Of the three, Darwin was the most extreme. Fatal competition was at the heart of Darwin’s system for both nature in general and for humanity. He could live with it if competition sometimes had devastating effects. Some form of the word appears about 70 times in Origin. It is not surprising that he would be unmoved by Wallace’s suggestion to reconsider how the pressure of limited food production affects human population. That pressure creates competition which was key to his thinking. It also just so happens that competition was a major component of British society. Wallace was capable of questioning his own basic assumptions. Darwin not so much.

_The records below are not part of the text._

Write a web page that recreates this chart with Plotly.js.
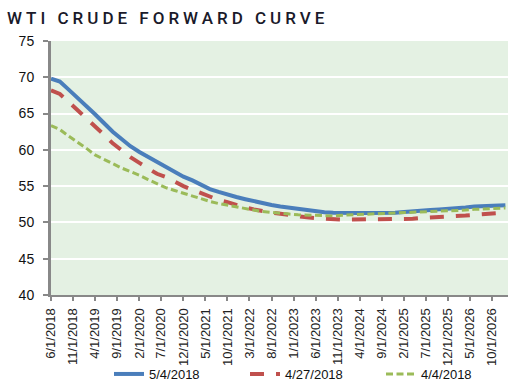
<!DOCTYPE html>
<html>
<head>
<meta charset="utf-8">
<script src="https://cdn.plot.ly/plotly-3.0.1.min.js"></script>
<style>
  html, body { margin: 0; padding: 0; background: #fff; }
  #chart { width: 524px; height: 383px; }
  .gtitle { letter-spacing: 4px; }
</style>
</head>
<body>
<div id="chart"></div>
<script>
// Month offsets from June 2018 (every 2 months, plus the final month)
const monthOffsets = [0,2,4,6,8,10,12,14,16,18,20,22,24,26,28,30,32,34,36,38,40,42,44,46,48,50,
  52,54,56,58,60,62,64,66,68,70,72,74,76,78,80,82,84,86,88,90,92,94,96,98,100,102,103];

const series1Name = "5/4/2018";
const series1 = [69.8,69.4,68.3,67.2,66.1,64.9,63.7,62.5,61.5,60.5,59.7,59.0,58.3,57.6,56.9,56.3,55.8,55.2,
  54.6,54.2,53.8,53.5,53.2,52.9,52.6,52.4,52.2,52.05,51.85,51.65,51.5,51.4,51.35,51.3,51.3,51.3,51.3,51.3,
  51.35,51.35,51.45,51.5,51.6,51.7,51.8,51.85,51.95,52.05,52.2,52.25,52.35,52.35,52.35];

const series2Name = "4/27/2018";
const series2 = [68.2,67.7,66.6,65.5,64.4,63.3,62.1,60.9,59.9,59.0,58.2,57.5,56.7,56.25,55.6,55.0,54.5,54.0,
  53.5,53.1,52.8,52.4,52.05,51.8,51.55,51.35,51.2,51.0,50.85,50.7,50.6,50.5,50.45,50.4,50.4,50.4,50.4,50.4,
  50.4,50.4,50.4,50.5,50.6,50.65,50.7,50.8,50.9,50.95,51.05,51.1,51.2,51.3,51.4];

const series3Name = "4/4/2018";
const series3 = [63.35,62.8,61.9,61.1,60.2,59.3,58.7,58.0,57.5,57.0,56.5,55.9,55.3,54.8,54.4,54.0,53.6,53.3,
  52.9,52.6,52.35,52.15,51.95,51.7,51.5,51.35,51.2,51.15,51.05,51.0,50.95,50.9,50.9,51.0,51.05,51.1,51.15,
  51.15,51.2,51.3,51.3,51.4,51.45,51.5,51.55,51.6,51.65,51.7,51.8,51.85,51.9,51.95,52.0];

const tickLabels = ["6/1/2018","11/1/2018","4/1/2019","9/1/2019","2/1/2020","7/1/2020","12/1/2020",
  "5/1/2021","10/1/2021","3/1/2022","8/1/2022","1/1/2023","6/1/2023","11/1/2023","4/1/2024","9/1/2024",
  "2/1/2025","7/1/2025","12/1/2025","5/1/2026","10/1/2026"];

const yTicks = [40,45,50,55,60,65,70,75];

function monthDate(m) {
  const total = 5 + m; // June = index 5
  const y = 2018 + Math.floor(total / 12);
  const mo = total % 12 + 1;
  return y + "-" + String(mo).padStart(2, "0") + "-01";
}
function labelToDate(s) {
  const p = s.split("/");
  return p[2] + "-" + p[0].padStart(2, "0") + "-" + p[1].padStart(2, "0");
}

const dates = monthOffsets.map(monthDate);

const traces = [
  { x: dates, y: series1, name: series1Name, type: "scatter", mode: "lines",
    line: { color: "#4A7EBB", width: 4 } },
  { x: dates, y: series2, name: series2Name, type: "scatter", mode: "lines",
    line: { color: "#C0504D", width: 4, dash: "14px,12px" } },
  { x: dates, y: series3, name: series3Name, type: "scatter", mode: "lines",
    line: { color: "#9BBB59", width: 3, dash: "7px,3.5px" } }
];

const axisGray = "#888888";
const layout = {
  width: 524, height: 383,
  margin: { l: 51, r: 16, t: 41, b: 88 },
  paper_bgcolor: "#ffffff",
  plot_bgcolor: "#E4F1E3",
  title: {
    text: "WTI CRUDE FORWARD CURVE",
    font: { family: "Roboto", size: 17, color: "#1a1a2a", weight: 500 },
    x: 7 / 524, xanchor: "left", xref: "container",
    y: 1 - 18 / 383, yanchor: "middle", yref: "container"
  },
  xaxis: {
    type: "date",
    range: ["2018-06-01", "2027-01-19"],
    tickmode: "array",
    tickvals: tickLabels.map(labelToDate),
    ticktext: tickLabels,
    tickangle: -90,
    ticks: "outside", ticklen: 4, tickwidth: 2, tickcolor: axisGray,
    showline: true, linecolor: axisGray, linewidth: 2,
    showgrid: false, zeroline: false,
    ticklabelstandoff: 2,
    tickfont: { family: "Liberation Sans", size: 13, color: "#222" },
    fixedrange: true
  },
  yaxis: {
    range: [40, 75],
    tickmode: "array",
    tickvals: yTicks,
    ticks: "outside", ticklen: 5, tickwidth: 2, tickcolor: axisGray,
    showline: true, linecolor: axisGray, linewidth: 3,
    showgrid: true, gridcolor: "#ffffff", gridwidth: 2,
    zeroline: false,
    ticklabelstandoff: 6,
    tickfont: { family: "Liberation Sans", size: 14, color: "#111" },
    fixedrange: true
  },
  showlegend: true,
  legend: {
    orientation: "h",
    xref: "container", x: 109 / 524, xanchor: "left",
    yref: "container", y: 1 - 374 / 383, yanchor: "middle",
    entrywidth: 91, entrywidthmode: "pixels",
    itemwidth: 30,
    font: { family: "Liberation Sans", size: 13, color: "#111" },
    bgcolor: "rgba(0,0,0,0)"
  }
};

Plotly.newPlot("chart", traces, layout, { displayModeBar: false, staticPlot: true });
</script>
</body>
</html>
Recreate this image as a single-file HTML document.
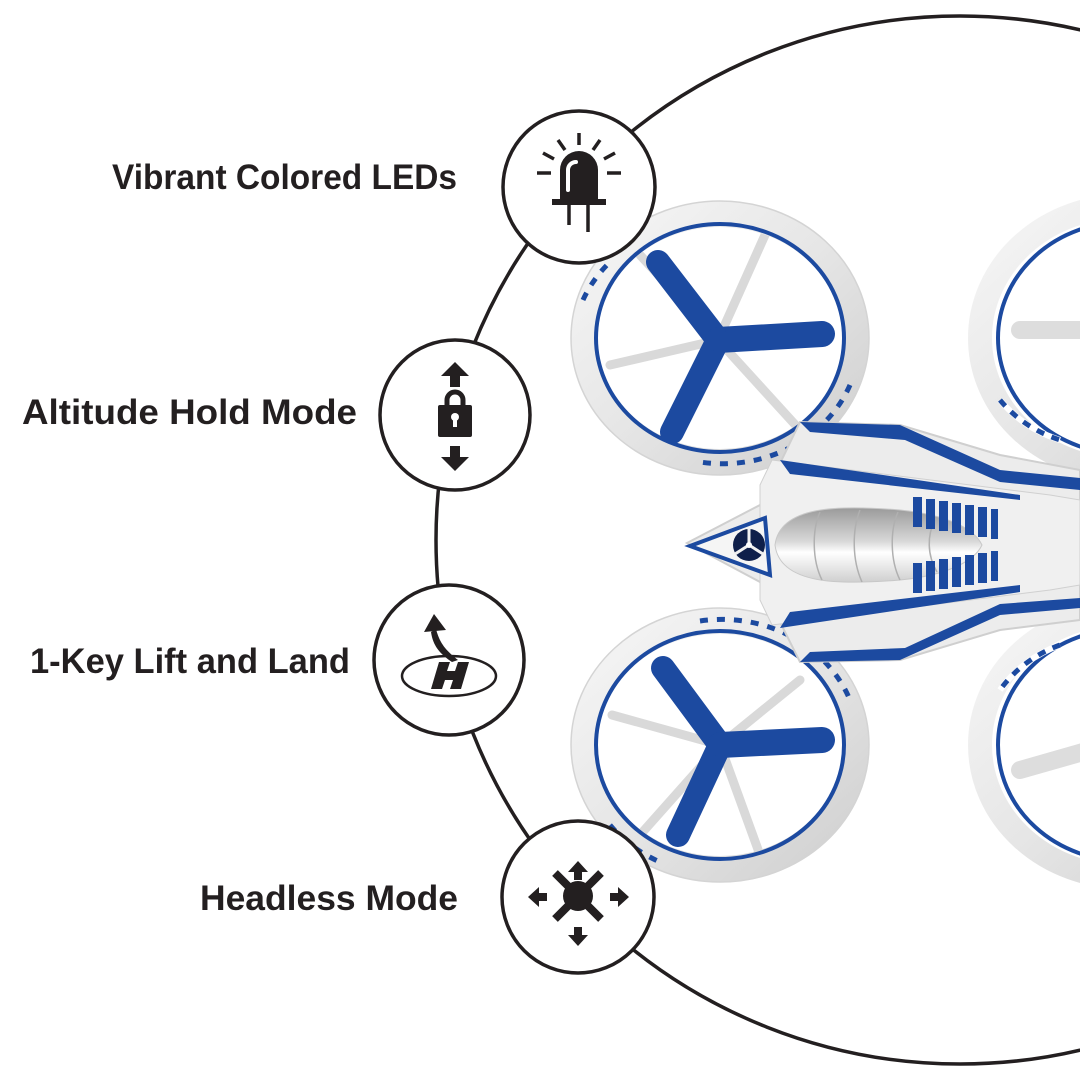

We have three thinkers—Wallace, Darwin, and Malthus—all of whom saw the importance of the principle “more are yearly bred than can possibly survive” (as Darwin phrased it), yet each of them employed it in different ways with respect to humankind. How does one explain this? Different temperaments perhaps.
All three were British and Christian, but those are broad categories. It means they shared some cultural context. Wallace in addition was working class and had gone to work at an early age. That does not necessarily mean one would have more sympathy for the downtrodden and powerless, but in Wallace’s case, it did. Malthus has been interpreted as a mean-spirited economist, indifferent to the fate of the poor. But he was critical of Adam Smith for devoting too much attention to the wealthy and not enough to poor people. He believed there was little one could do for the poor, but little did not mean nothing.
Maybe it all does come down to temperament. Maybe there were adults who influenced then as children. Whatever it was, it is important to see how distinct each one was, even where they relied on a shared, crucial insight.